Photo credit should read AFP via Getty Images

The TikTok trend appears to have been jumpstarted by Lynette Adkins — a social media influencer with 12 million followers who has been profiled in the Los Angeles Times.

In her video, which has received nearly 100,000 likes and more than 5,500 comments since it was posted Wednesday, Adkins told her followers to “stop what they’re doing right now and go read a letter to America.”

The most heinous quotes from Osama bin Laden's 'Letter to America'

  • “Your law is the law of the rich and wealthy people, who hold sway in their political parties, and fund their election campaigns with their gifts. Behind them stand the Jews, who control your policies, media and economy.”
  • “These governments have surrendered to the Jews, and handed them most of Palestine, acknowledging the existence of their state over the dismembered limbs of their own people.”
  • “We also call you to deal with us and interact with us on the basis of mutual interests and benefits, rather than the policies of sub dual, theft and occupation, and not to continue your policy of supporting the Jews because this will result in more disasters for you.”
  • “The British handed over Palestine, with your help and your support, to the Jews, who have occupied it for more than 50 years; years overflowing with oppression, tyranny, crimes, killing, expulsion, destruction and devastation. The creation and continuation of Israel is one of the greatest crimes, and you are the leaders of its criminals.”
  • “And of course there is no need to explain and prove the degree of American support for Israel. The creation of Israel is a crime which must be erased. Each and every person whose hands have become polluted in the contribution towards this crime must pay its price, and pay for it heavily.”
  • “These governments prevent our people from establishing the Islamic Shariah, using violence and lies to do so.”
  • “Do not await anything from us but Jihad, resistance and revenge.”
  • “Also the American army is part of the American people. It is this very same people who are shamelessly helping the Jews fight against us. The American people are the ones who employ both their men and their women in the American Forces which attack us. This is why the American people cannot be not innocent of all the crimes committed by the Americans and Jews against us.”

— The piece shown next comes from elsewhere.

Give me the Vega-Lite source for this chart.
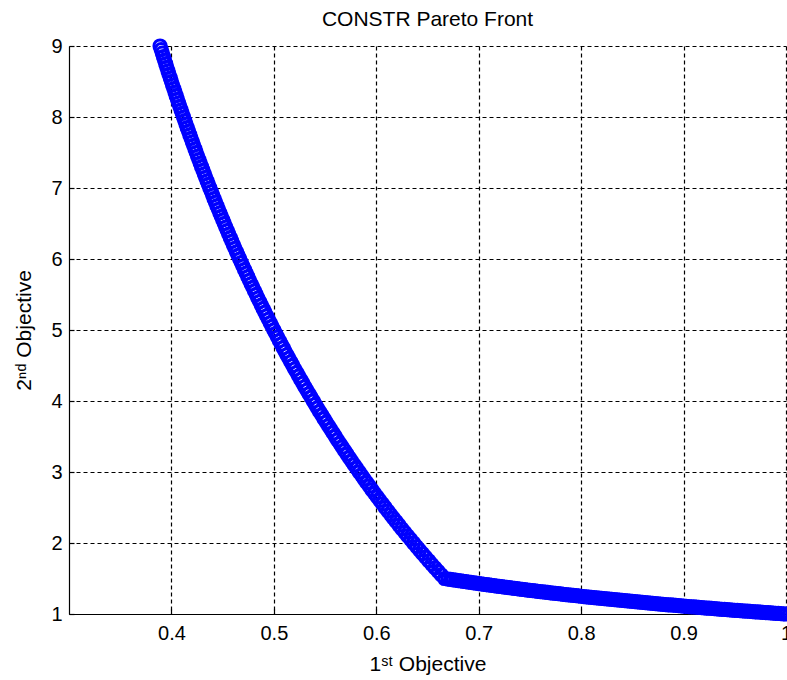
{
  "$schema": "https://vega.github.io/schema/vega-lite/v6.json",
  "width": 717,
  "height": 568,
  "autosize": {"type": "none"},
  "padding": {"left": 69, "top": 46, "right": 1, "bottom": 66},
  "background": "white",
  "title": {"text": "CONSTR Pareto Front", "fontSize": 21, "font": "Liberation Sans", "fontWeight": "normal", "color": "#000000", "offset": 4},
  "config": {
    "view": {"stroke": null},
    "axis": {
      "labelFont": "Liberation Sans", "labelFontSize": 20, "labelColor": "#000000",
      "titleFont": "Liberation Sans", "titleFontSize": 21, "titleColor": "#000000", "titleFontWeight": "normal",
      "domainColor": "#000000", "domainWidth": 1.2,
      "tickColor": "#000000", "tickSize": -5, "tickWidth": 1.2,
      "grid": true, "gridColor": "#000000", "gridDash": [4, 3], "gridOpacity": 1, "gridWidth": 1.2
    }
  },
  "data": {"values": [
    {"x":0.3889,"y":9.00},{"x":0.3900,"y":8.95},{"x":0.3911,"y":8.90},{"x":0.3922,"y":8.85},{"x":0.3933,"y":8.80},{"x":0.3944,"y":8.75},{"x":0.3955,"y":8.70},{"x":0.3966,"y":8.65},{"x":0.3977,"y":8.60},{"x":0.3989,"y":8.55},
    {"x":0.4000,"y":8.50},{"x":0.4011,"y":8.45},{"x":0.4023,"y":8.40},{"x":0.4035,"y":8.35},{"x":0.4046,"y":8.30},{"x":0.4058,"y":8.25},{"x":0.4070,"y":8.20},{"x":0.4082,"y":8.15},{"x":0.4094,"y":8.10},{"x":0.4106,"y":8.05},
    {"x":0.4118,"y":8.00},{"x":0.4130,"y":7.95},{"x":0.4142,"y":7.90},{"x":0.4154,"y":7.85},{"x":0.4167,"y":7.80},{"x":0.4179,"y":7.75},{"x":0.4192,"y":7.70},{"x":0.4204,"y":7.65},{"x":0.4217,"y":7.60},{"x":0.4230,"y":7.55},
    {"x":0.4242,"y":7.50},{"x":0.4255,"y":7.45},{"x":0.4268,"y":7.40},{"x":0.4281,"y":7.35},{"x":0.4294,"y":7.30},{"x":0.4308,"y":7.25},{"x":0.4321,"y":7.20},{"x":0.4334,"y":7.15},{"x":0.4348,"y":7.10},{"x":0.4361,"y":7.05},
    {"x":0.4375,"y":7.00},{"x":0.4389,"y":6.95},{"x":0.4403,"y":6.90},{"x":0.4416,"y":6.85},{"x":0.4430,"y":6.80},{"x":0.4444,"y":6.75},{"x":0.4459,"y":6.70},{"x":0.4473,"y":6.65},{"x":0.4487,"y":6.60},{"x":0.4502,"y":6.55},
    {"x":0.4516,"y":6.50},{"x":0.4531,"y":6.45},{"x":0.4545,"y":6.40},{"x":0.4560,"y":6.35},{"x":0.4575,"y":6.30},{"x":0.4590,"y":6.25},{"x":0.4605,"y":6.20},{"x":0.4620,"y":6.15},{"x":0.4636,"y":6.10},{"x":0.4651,"y":6.05},
    {"x":0.4667,"y":6.00},{"x":0.4682,"y":5.95},{"x":0.4698,"y":5.90},{"x":0.4714,"y":5.85},{"x":0.4730,"y":5.80},{"x":0.4746,"y":5.75},{"x":0.4762,"y":5.70},{"x":0.4778,"y":5.65},{"x":0.4795,"y":5.60},{"x":0.4811,"y":5.55},
    {"x":0.4828,"y":5.50},{"x":0.4844,"y":5.45},{"x":0.4861,"y":5.40},{"x":0.4878,"y":5.35},{"x":0.4895,"y":5.30},{"x":0.4912,"y":5.25},{"x":0.4930,"y":5.20},{"x":0.4947,"y":5.15},{"x":0.4965,"y":5.10},{"x":0.4982,"y":5.05},
    {"x":0.5000,"y":5.00},{"x":0.5018,"y":4.95},{"x":0.5036,"y":4.90},{"x":0.5054,"y":4.85},{"x":0.5072,"y":4.80},{"x":0.5091,"y":4.75},{"x":0.5109,"y":4.70},{"x":0.5128,"y":4.65},{"x":0.5147,"y":4.60},{"x":0.5166,"y":4.55},
    {"x":0.5185,"y":4.50},{"x":0.5204,"y":4.45},{"x":0.5224,"y":4.40},{"x":0.5243,"y":4.35},{"x":0.5263,"y":4.30},{"x":0.5283,"y":4.25},{"x":0.5303,"y":4.20},{"x":0.5323,"y":4.15},{"x":0.5344,"y":4.10},{"x":0.5364,"y":4.05},
    {"x":0.5385,"y":4.00},{"x":0.5405,"y":3.95},{"x":0.5426,"y":3.90},{"x":0.5447,"y":3.85},{"x":0.5469,"y":3.80},{"x":0.5490,"y":3.75},{"x":0.5512,"y":3.70},{"x":0.5534,"y":3.65},{"x":0.5556,"y":3.60},{"x":0.5578,"y":3.55},
    {"x":0.5600,"y":3.50},{"x":0.5622,"y":3.45},{"x":0.5645,"y":3.40},{"x":0.5668,"y":3.35},{"x":0.5691,"y":3.30},{"x":0.5714,"y":3.25},{"x":0.5738,"y":3.20},{"x":0.5761,"y":3.15},{"x":0.5785,"y":3.10},{"x":0.5809,"y":3.05},
    {"x":0.5833,"y":3.00},{"x":0.5858,"y":2.95},{"x":0.5882,"y":2.90},{"x":0.5907,"y":2.85},{"x":0.5932,"y":2.80},{"x":0.5957,"y":2.75},{"x":0.5983,"y":2.70},{"x":0.6009,"y":2.65},{"x":0.6034,"y":2.60},{"x":0.6061,"y":2.55},
    {"x":0.6087,"y":2.50},{"x":0.6114,"y":2.45},{"x":0.6140,"y":2.40},{"x":0.6167,"y":2.35},{"x":0.6195,"y":2.30},{"x":0.6222,"y":2.25},{"x":0.6250,"y":2.20},{"x":0.6278,"y":2.15},{"x":0.6306,"y":2.10},{"x":0.6335,"y":2.05},
    {"x":0.6364,"y":2.00},{"x":0.6393,"y":1.95},{"x":0.6422,"y":1.90},{"x":0.6452,"y":1.85},{"x":0.6481,"y":1.80},{"x":0.6512,"y":1.75},{"x":0.6542,"y":1.70},{"x":0.6573,"y":1.65},{"x":0.6604,"y":1.60},{"x":0.6635,"y":1.55},
    {"x":0.6667,"y":1.50},
    {"x":0.6700,"y":1.4925},{"x":0.6725,"y":1.4870},{"x":0.6750,"y":1.4815},{"x":0.6775,"y":1.4760},{"x":0.6800,"y":1.4706},{"x":0.6825,"y":1.4652},{"x":0.6850,"y":1.4599},{"x":0.6875,"y":1.4545},{"x":0.6900,"y":1.4493},{"x":0.6925,"y":1.4440},
    {"x":0.6950,"y":1.4388},{"x":0.6975,"y":1.4337},{"x":0.7000,"y":1.4286},{"x":0.7025,"y":1.4235},{"x":0.7050,"y":1.4184},{"x":0.7075,"y":1.4134},{"x":0.7100,"y":1.4085},{"x":0.7125,"y":1.4035},{"x":0.7150,"y":1.3986},{"x":0.7175,"y":1.3937},
    {"x":0.7200,"y":1.3889},{"x":0.7225,"y":1.3841},{"x":0.7250,"y":1.3793},{"x":0.7275,"y":1.3746},{"x":0.7300,"y":1.3699},{"x":0.7325,"y":1.3652},{"x":0.7350,"y":1.3605},{"x":0.7375,"y":1.3559},{"x":0.7400,"y":1.3514},{"x":0.7425,"y":1.3468},
    {"x":0.7450,"y":1.3423},{"x":0.7475,"y":1.3378},{"x":0.7500,"y":1.3333},{"x":0.7525,"y":1.3289},{"x":0.7550,"y":1.3245},{"x":0.7575,"y":1.3201},{"x":0.7600,"y":1.3158},{"x":0.7625,"y":1.3115},{"x":0.7650,"y":1.3072},{"x":0.7675,"y":1.3029},
    {"x":0.7700,"y":1.2987},{"x":0.7725,"y":1.2945},{"x":0.7750,"y":1.2903},{"x":0.7775,"y":1.2862},{"x":0.7800,"y":1.2821},{"x":0.7825,"y":1.2780},{"x":0.7850,"y":1.2739},{"x":0.7875,"y":1.2698},{"x":0.7900,"y":1.2658},{"x":0.7925,"y":1.2618},
    {"x":0.7950,"y":1.2579},{"x":0.7975,"y":1.2539},{"x":0.8000,"y":1.2500},{"x":0.8025,"y":1.2461},{"x":0.8050,"y":1.2422},{"x":0.8075,"y":1.2384},{"x":0.8100,"y":1.2346},{"x":0.8125,"y":1.2308},{"x":0.8150,"y":1.2270},{"x":0.8175,"y":1.2232},
    {"x":0.8200,"y":1.2195},{"x":0.8225,"y":1.2158},{"x":0.8250,"y":1.2121},{"x":0.8275,"y":1.2085},{"x":0.8300,"y":1.2048},{"x":0.8325,"y":1.2012},{"x":0.8350,"y":1.1976},{"x":0.8375,"y":1.1940},{"x":0.8400,"y":1.1905},{"x":0.8425,"y":1.1869},
    {"x":0.8450,"y":1.1834},{"x":0.8475,"y":1.1799},{"x":0.8500,"y":1.1765},{"x":0.8525,"y":1.1730},{"x":0.8550,"y":1.1696},{"x":0.8575,"y":1.1662},{"x":0.8600,"y":1.1628},{"x":0.8625,"y":1.1594},{"x":0.8650,"y":1.1561},{"x":0.8675,"y":1.1527},
    {"x":0.8700,"y":1.1494},{"x":0.8725,"y":1.1461},{"x":0.8750,"y":1.1429},{"x":0.8775,"y":1.1396},{"x":0.8800,"y":1.1364},{"x":0.8825,"y":1.1331},{"x":0.8850,"y":1.1299},{"x":0.8875,"y":1.1268},{"x":0.8900,"y":1.1236},{"x":0.8925,"y":1.1205},
    {"x":0.8950,"y":1.1173},{"x":0.8975,"y":1.1142},{"x":0.9000,"y":1.1111},{"x":0.9025,"y":1.1080},{"x":0.9050,"y":1.1050},{"x":0.9075,"y":1.1019},{"x":0.9100,"y":1.0989},{"x":0.9125,"y":1.0959},{"x":0.9150,"y":1.0929},{"x":0.9175,"y":1.0899},
    {"x":0.9200,"y":1.0870},{"x":0.9225,"y":1.0840},{"x":0.9250,"y":1.0811},{"x":0.9275,"y":1.0782},{"x":0.9300,"y":1.0753},{"x":0.9325,"y":1.0724},{"x":0.9350,"y":1.0695},{"x":0.9375,"y":1.0667},{"x":0.9400,"y":1.0638},{"x":0.9425,"y":1.0610},
    {"x":0.9450,"y":1.0582},{"x":0.9475,"y":1.0554},{"x":0.9500,"y":1.0526},{"x":0.9525,"y":1.0499},{"x":0.9550,"y":1.0471},{"x":0.9575,"y":1.0444},{"x":0.9600,"y":1.0417},{"x":0.9625,"y":1.0390},{"x":0.9650,"y":1.0363},{"x":0.9675,"y":1.0336},
    {"x":0.9700,"y":1.0309},{"x":0.9725,"y":1.0283},{"x":0.9750,"y":1.0256},{"x":0.9775,"y":1.0230},{"x":0.9800,"y":1.0204},{"x":0.9825,"y":1.0178},{"x":0.9850,"y":1.0152},{"x":0.9875,"y":1.0127},{"x":0.9900,"y":1.0101},{"x":0.9925,"y":1.0076},
    {"x":0.9950,"y":1.0050},{"x":0.9975,"y":1.0025},{"x":1.0000,"y":1.0000}
  ]},
  "mark": {"type": "point", "shape": "circle", "filled": false, "stroke": "#0000ff", "strokeWidth": 3, "size": 150, "clip": false, "opacity": 1},
  "encoding": {
    "x": {
      "field": "x", "type": "quantitative",
      "scale": {"domain": [0.3, 1], "nice": false, "zero": false},
      "axis": {"values": [0.4, 0.5, 0.6, 0.7, 0.8, 0.9, 1], "labelExpr": "datum.value == 1 ? '1' : format(datum.value, '.1f')", "labelPadding": 14, "title": "1ˢᵗ Objective", "titlePadding": 10, "labelFlush": false}
    },
    "y": {
      "field": "y", "type": "quantitative",
      "scale": {"domain": [1, 9], "nice": false, "zero": false},
      "axis": {"values": [1, 2, 3, 4, 5, 6, 7, 8, 9], "format": "d", "labelPadding": 12, "title": "2ⁿᵈ Objective", "titlePadding": 16}
    }
  }
}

Adkins followed up with several other posts, including one in which she discussed “three movies to watch after you’ve read ‘a letter to America’” and another in which she reacted to the Guardian taking down the text and declared “America is losing the PR war bad.”

“The Guardian taking that post down is actually one of the worst things that they could’ve done. I don’t know who was behind it or what the reasoning was, but I feel like it literally just confirmed everything that we read in the letter,” Adkins said.

When reached for comment, a TikTok spokesperson said “content promoting this letter clearly violates our rules on supporting any form of terrorism” and added that the company was “proactively and aggressively removing this content and investigating how it got onto our platform.”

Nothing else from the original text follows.